* **Exercise brief**: In your copy, include every line of the listing below exactly but none of the pictures.

* **Stored rows**:

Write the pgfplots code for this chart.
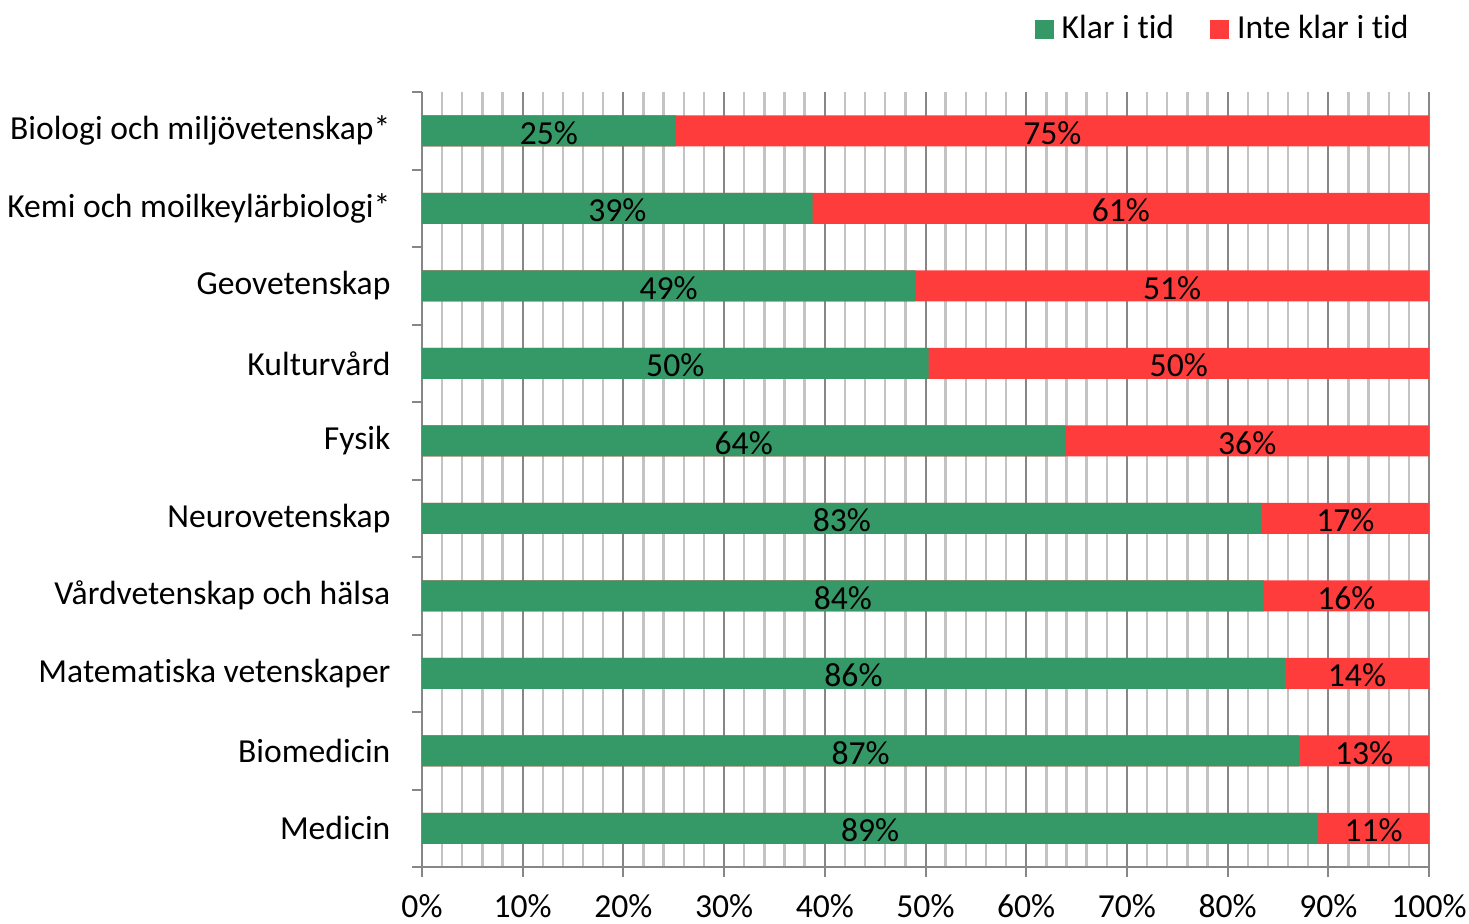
\documentclass[border=0pt]{standalone}
\usepackage{pgfplots}
\pgfplotsset{compat=1.18}
\usepackage{pgfplotstable}
\usepackage{fontspec}
\setmainfont[Ligatures={NoCommon}]{Carlito}
\definecolor{klar}{RGB}{52,153,103}
\definecolor{inte}{RGB}{255,60,60}
\definecolor{gridmaj}{RGB}{135,135,135}
\definecolor{gridmin}{RGB}{195,195,195}
\pgfplotstableread{
y klar tot lk li
0 25.2 100 25 75
1 38.8 100 39 61
2 49.0 100 49 51
3 50.3 100 50 50
4 63.9 100 64 36
5 83.4 100 83 17
6 83.6 100 84 16
7 85.7 100 86 14
8 87.1 100 87 13
9 89.0 100 89 11
}\data
\begin{document}
\fontsize{16.8}{20}\selectfont
\begin{tikzpicture}
\useasboundingbox (0,0) rectangle (734.5pt,461.5pt);
\begin{axis}[
  at={(211pt,28pt)}, anchor=south west,
  scale only axis, width=503.5pt, height=387.5pt,
  xmin=0, xmax=100, ymin=-0.5, ymax=9.5,
  y dir=reverse,
  axis x line*=bottom, axis y line*=left,
  axis line style={draw=gridmaj, line width=1pt},
  tick style={draw=gridmaj, line width=1pt},
  tick align=outside, major tick length=5pt, minor tick length=0pt,
  xtick={0,10,...,100}, minor x tick num=4,
  xmajorgrids, xminorgrids,
  major grid style={draw=gridmaj, line width=1pt},
  minor grid style={draw=gridmin, line width=1.2pt},
  xticklabel={\pgfmathprintnumber{\tick}\%},
  /pgf/number format/assume math mode=true,
  ticklabel style={font=\fontsize{16.8}{20}\selectfont},
  xticklabel style={inner ysep=0pt, yshift=-8.4pt},
  ytick={-0.5,0.5,...,9.5}, yticklabels={},
  extra y ticks={0,1,...,9},
  extra y tick labels={Biologi och miljövetenskap*,Kemi och moilkeylärbiologi*,Geovetenskap,Kulturvård,Fysik,Neurovetenskap,Vårdvetenskap och hälsa,Matematiska vetenskaper,Biomedicin,Medicin},
  extra y tick style={major tick length=0pt, yticklabel style={xshift=-10pt}},
  bar shift=0pt,
  legend columns=2,
  legend style={at={(0.984,1.081)}, anchor=east, draw=none, fill=none, inner sep=0pt,
    font=\fontsize{16.8}{20}\selectfont,
    /tikz/every even column/.append style={column sep=16pt}},
  legend cell align=left,
  legend image code/.code={\fill[#1] (0pt,-4.75pt) rectangle (9.5pt,4.75pt); \path (11.5pt,0pt);},
  every node near coord/.append style={anchor=center, font=\fontsize{16.8}{20}\selectfont, text=black, yshift=-1pt},
]
\addlegendimage{fill=klar, draw=none}
\addlegendentry{Klar i tid}
\addlegendimage{fill=inte, draw=none}
\addlegendentry{Inte klar i tid}
\addplot[xbar, bar width=15.5pt, fill=inte, draw=none, forget plot] table[x=tot, y=y] {\data};
\addplot[xbar, bar width=15.5pt, fill=klar, draw=none, forget plot] table[x=klar, y=y] {\data};
\addplot[draw=none, no markers, forget plot, nodes near coords={\pgfplotspointmeta\%}, point meta=explicit symbolic] table[x expr=\thisrow{klar}/2, y=y, meta=lk] {\data};
\addplot[draw=none, no markers, forget plot, nodes near coords={\pgfplotspointmeta\%}, point meta=explicit symbolic] table[x expr=(\thisrow{klar}+100)/2, y=y, meta=li] {\data};
\end{axis}
\end{tikzpicture}
\end{document}
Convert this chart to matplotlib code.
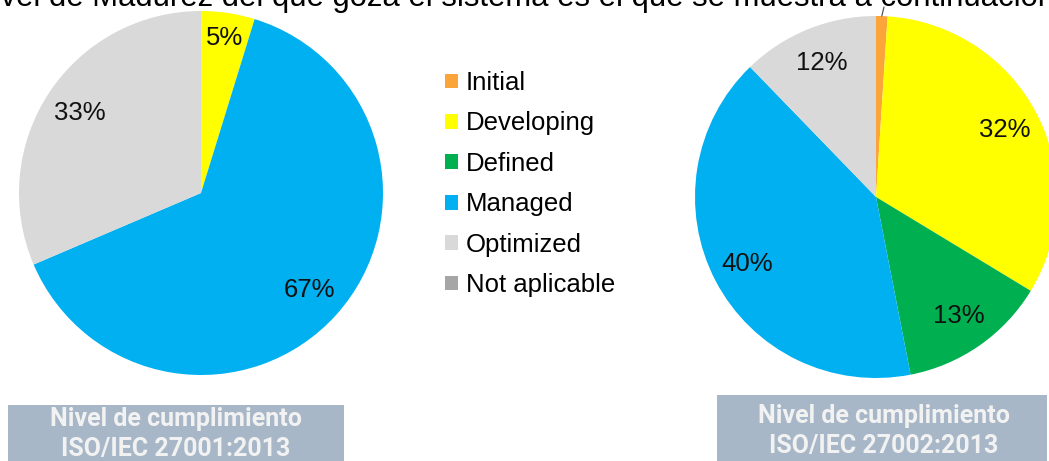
import numpy as np
import matplotlib
matplotlib.use("Agg")
import matplotlib.pyplot as plt
from matplotlib.patches import Patch, Rectangle

plt.rcParams['font.family'] = ['Liberation Sans', 'DejaVu Sans']

W, H = 1049, 461

levels = ['Initial', 'Developing', 'Defined', 'Managed', 'Optimized', 'Not aplicable']
colors = ['#FAA43A', '#FFFF00', '#00B050', '#00B0F0', '#D9D9D9', '#A6A6A6']

# ISO/IEC 27001:2013 (percent labels as shown)
iso27001 = [0, 5, 0, 67, 33, 0]
# ISO/IEC 27002:2013
iso27002 = [1, 32, 13, 40, 12, 0]

captions = [['Nivel de cumplimiento', 'ISO/IEC 27001:2013'],
            ['Nivel de cumplimiento', 'ISO/IEC 27002:2013']]
top_text = 'El nivel de Madurez del que goza el sistema es el que se muestra a continuación.'

fig = plt.figure(figsize=(W / 100, H / 100), dpi=100)


def px_axes(cx, cy, r):
    # axes box around a pie centred at pixel (cx, cy) from the top-left
    return fig.add_axes([(cx - r) / W, (H - cy - r) / H, 2 * r / W, 2 * r / H])


def draw_pie(ax, values):
    vals = [v for v in values if v > 0]
    cols = [c for v, c in zip(values, colors) if v > 0]
    wedges, _ = ax.pie(vals, colors=cols, startangle=90, counterclock=False,
                       wedgeprops=dict(linewidth=0))
    ax.set_xlim(-1, 1)
    ax.set_ylim(-1, 1)
    ax.set_aspect('equal')
    out = []
    for w, v in zip(wedges, vals):
        w.set_clip_on(False)
        mid = np.deg2rad((w.theta1 + w.theta2) / 2)
        out.append((v, mid))
    return out


# left pie
ax1 = px_axes(201, 193, 182)
for v, mid in draw_pie(ax1, iso27001):
    r = 0.86 if v < 10 else 0.8
    ax1.text(r * np.cos(mid), r * np.sin(mid), f'{v}%', ha='center', va='center',
             fontsize=18.5, color='#111111')

# right pie
ax2 = px_axes(876, 197, 181)
for v, mid in draw_pie(ax2, iso27002):
    x0, y0 = np.cos(mid), np.sin(mid)
    if v < 3:
        # leader line only, its label sits above the cropped top edge
        ax2.annotate('', xy=(x0, y0), xytext=(x0 + 0.012, y0 + 0.05),
                     annotation_clip=False,
                     arrowprops=dict(arrowstyle='-', color='#555555', lw=0.9,
                                     shrinkA=0, shrinkB=0))
    else:
        ax2.text(0.8 * x0, 0.8 * y0, f'{v}%', ha='center', va='center',
                 fontsize=18.5, color='#111111')

# legend
handles = [Patch(facecolor=c, edgecolor='none') for c in colors]
fig.legend(handles, levels, loc='upper left', bbox_to_anchor=(445 / W, 1 - 71 / H),
           frameon=False, fontsize=18.5, handlelength=0.5, handleheight=0.5,
           handletextpad=0.3, labelspacing=0.64, borderpad=0, borderaxespad=0)

# caption boxes
boxes = [(8, 405, 344, 470, 176, 419, 449), (717, 395, 1047, 461, 884, 416, 446)]
for (x0, y0, x1, y1, tx, t1, t2), cap in zip(boxes, captions):
    fig.patches.append(Rectangle((x0 / W, 1 - y1 / H), (x1 - x0) / W, (y1 - y0) / H,
                                 transform=fig.transFigure, facecolor='#A7B7C7',
                                 edgecolor='none', zorder=0))
    for ty, s in zip((t1, t2), cap):
        fig.text(tx / W, 1 - ty / H, s, ha='center', va='center', fontsize=18,
                 fontweight='bold', color='#F2F2F2', family=['Roboto', 'DejaVu Sans'])

# sentence cut at the top edge
fs_top = 22.3
fig.canvas.draw()
r = fig.canvas.get_renderer()
probe = fig.text(0, 0, 'El ni', fontsize=fs_top)
shift = probe.get_window_extent(r).width
probe.remove()
fig.text((1 - shift) / W, 1 - 6 / H, top_text, ha='left', va='baseline',
         fontsize=fs_top, color='#000000')

fig.savefig('out.png', dpi=100)
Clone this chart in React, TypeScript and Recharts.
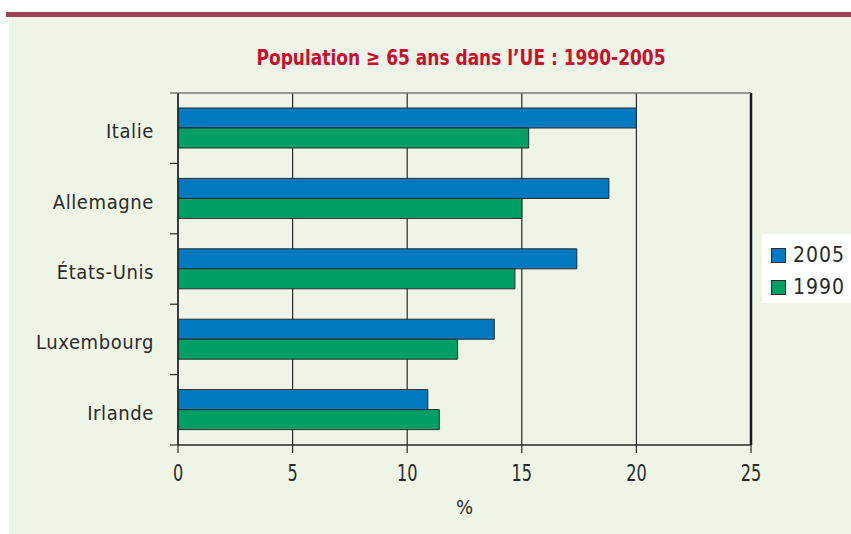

* **Right answer**:
Write the pgfplots code for this chart.
\documentclass[border=0pt]{standalone}
\usepackage{pgfplots}
\pgfplotsset{compat=1.18}
\usepackage{pgfplotstable}
\usepackage{fontspec}
\setmainfont[Ligatures={NoCommon}]{Carlito}
\definecolor{klar}{RGB}{52,153,103}
\definecolor{inte}{RGB}{255,60,60}
\definecolor{gridmaj}{RGB}{135,135,135}
\definecolor{gridmin}{RGB}{195,195,195}
\pgfplotstableread{
y klar tot lk li
0 25.2 100 25 75
1 38.8 100 39 61
2 49.0 100 49 51
3 50.3 100 50 50
4 63.9 100 64 36
5 83.4 100 83 17
6 83.6 100 84 16
7 85.7 100 86 14
8 87.1 100 87 13
9 89.0 100 89 11
}\data
\begin{document}
\fontsize{16.8}{20}\selectfont
\begin{tikzpicture}
\useasboundingbox (0,0) rectangle (734.5pt,461.5pt);
\begin{axis}[
  at={(211pt,28pt)}, anchor=south west,
  scale only axis, width=503.5pt, height=387.5pt,
  xmin=0, xmax=100, ymin=-0.5, ymax=9.5,
  y dir=reverse,
  axis x line*=bottom, axis y line*=left,
  axis line style={draw=gridmaj, line width=1pt},
  tick style={draw=gridmaj, line width=1pt},
  tick align=outside, major tick length=5pt, minor tick length=0pt,
  xtick={0,10,...,100}, minor x tick num=4,
  xmajorgrids, xminorgrids,
  major grid style={draw=gridmaj, line width=1pt},
  minor grid style={draw=gridmin, line width=1.2pt},
  xticklabel={\pgfmathprintnumber{\tick}\%},
  /pgf/number format/assume math mode=true,
  ticklabel style={font=\fontsize{16.8}{20}\selectfont},
  xticklabel style={inner ysep=0pt, yshift=-8.4pt},
  ytick={-0.5,0.5,...,9.5}, yticklabels={},
  extra y ticks={0,1,...,9},
  extra y tick labels={Biologi och miljövetenskap*,Kemi och moilkeylärbiologi*,Geovetenskap,Kulturvård,Fysik,Neurovetenskap,Vårdvetenskap och hälsa,Matematiska vetenskaper,Biomedicin,Medicin},
  extra y tick style={major tick length=0pt, yticklabel style={xshift=-10pt}},
  bar shift=0pt,
  legend columns=2,
  legend style={at={(0.984,1.081)}, anchor=east, draw=none, fill=none, inner sep=0pt,
    font=\fontsize{16.8}{20}\selectfont,
    /tikz/every even column/.append style={column sep=16pt}},
  legend cell align=left,
  legend image code/.code={\fill[#1] (0pt,-4.75pt) rectangle (9.5pt,4.75pt); \path (11.5pt,0pt);},
  every node near coord/.append style={anchor=center, font=\fontsize{16.8}{20}\selectfont, text=black, yshift=-1pt},
]
\addlegendimage{fill=klar, draw=none}
\addlegendentry{Klar i tid}
\addlegendimage{fill=inte, draw=none}
\addlegendentry{Inte klar i tid}
\addplot[xbar, bar width=15.5pt, fill=inte, draw=none, forget plot] table[x=tot, y=y] {\data};
\addplot[xbar, bar width=15.5pt, fill=klar, draw=none, forget plot] table[x=klar, y=y] {\data};
\addplot[draw=none, no markers, forget plot, nodes near coords={\pgfplotspointmeta\%}, point meta=explicit symbolic] table[x expr=\thisrow{klar}/2, y=y, meta=lk] {\data};
\addplot[draw=none, no markers, forget plot, nodes near coords={\pgfplotspointmeta\%}, point meta=explicit symbolic] table[x expr=(\thisrow{klar}+100)/2, y=y, meta=li] {\data};
\end{axis}
\end{tikzpicture}
\end{document}
Convert this chart to matplotlib code.
import numpy as np
import matplotlib
matplotlib.use("Agg")
import matplotlib.pyplot as plt
from matplotlib.patches import Patch, Rectangle

plt.rcParams['font.family'] = ['Liberation Sans', 'DejaVu Sans']

W, H = 1049, 461

levels = ['Initial', 'Developing', 'Defined', 'Managed', 'Optimized', 'Not aplicable']
colors = ['#FAA43A', '#FFFF00', '#00B050', '#00B0F0', '#D9D9D9', '#A6A6A6']

# ISO/IEC 27001:2013 (percent labels as shown)
iso27001 = [0, 5, 0, 67, 33, 0]
# ISO/IEC 27002:2013
iso27002 = [1, 32, 13, 40, 12, 0]

captions = [['Nivel de cumplimiento', 'ISO/IEC 27001:2013'],
            ['Nivel de cumplimiento', 'ISO/IEC 27002:2013']]
top_text = 'El nivel de Madurez del que goza el sistema es el que se muestra a continuación.'

fig = plt.figure(figsize=(W / 100, H / 100), dpi=100)


def px_axes(cx, cy, r):
    # axes box around a pie centred at pixel (cx, cy) from the top-left
    return fig.add_axes([(cx - r) / W, (H - cy - r) / H, 2 * r / W, 2 * r / H])


def draw_pie(ax, values):
    vals = [v for v in values if v > 0]
    cols = [c for v, c in zip(values, colors) if v > 0]
    wedges, _ = ax.pie(vals, colors=cols, startangle=90, counterclock=False,
                       wedgeprops=dict(linewidth=0))
    ax.set_xlim(-1, 1)
    ax.set_ylim(-1, 1)
    ax.set_aspect('equal')
    out = []
    for w, v in zip(wedges, vals):
        w.set_clip_on(False)
        mid = np.deg2rad((w.theta1 + w.theta2) / 2)
        out.append((v, mid))
    return out


# left pie
ax1 = px_axes(201, 193, 182)
for v, mid in draw_pie(ax1, iso27001):
    r = 0.86 if v < 10 else 0.8
    ax1.text(r * np.cos(mid), r * np.sin(mid), f'{v}%', ha='center', va='center',
             fontsize=18.5, color='#111111')

# right pie
ax2 = px_axes(876, 197, 181)
for v, mid in draw_pie(ax2, iso27002):
    x0, y0 = np.cos(mid), np.sin(mid)
    if v < 3:
        # leader line only, its label sits above the cropped top edge
        ax2.annotate('', xy=(x0, y0), xytext=(x0 + 0.012, y0 + 0.05),
                     annotation_clip=False,
                     arrowprops=dict(arrowstyle='-', color='#555555', lw=0.9,
                                     shrinkA=0, shrinkB=0))
    else:
        ax2.text(0.8 * x0, 0.8 * y0, f'{v}%', ha='center', va='center',
                 fontsize=18.5, color='#111111')

# legend
handles = [Patch(facecolor=c, edgecolor='none') for c in colors]
fig.legend(handles, levels, loc='upper left', bbox_to_anchor=(445 / W, 1 - 71 / H),
           frameon=False, fontsize=18.5, handlelength=0.5, handleheight=0.5,
           handletextpad=0.3, labelspacing=0.64, borderpad=0, borderaxespad=0)

# caption boxes
boxes = [(8, 405, 344, 470, 176, 419, 449), (717, 395, 1047, 461, 884, 416, 446)]
for (x0, y0, x1, y1, tx, t1, t2), cap in zip(boxes, captions):
    fig.patches.append(Rectangle((x0 / W, 1 - y1 / H), (x1 - x0) / W, (y1 - y0) / H,
                                 transform=fig.transFigure, facecolor='#A7B7C7',
                                 edgecolor='none', zorder=0))
    for ty, s in zip((t1, t2), cap):
        fig.text(tx / W, 1 - ty / H, s, ha='center', va='center', fontsize=18,
                 fontweight='bold', color='#F2F2F2', family=['Roboto', 'DejaVu Sans'])

# sentence cut at the top edge
fs_top = 22.3
fig.canvas.draw()
r = fig.canvas.get_renderer()
probe = fig.text(0, 0, 'El ni', fontsize=fs_top)
shift = probe.get_window_extent(r).width
probe.remove()
fig.text((1 - shift) / W, 1 - 6 / H, top_text, ha='left', va='baseline',
         fontsize=fs_top, color='#000000')

fig.savefig('out.png', dpi=100)
Clone this chart in React, TypeScript and Recharts.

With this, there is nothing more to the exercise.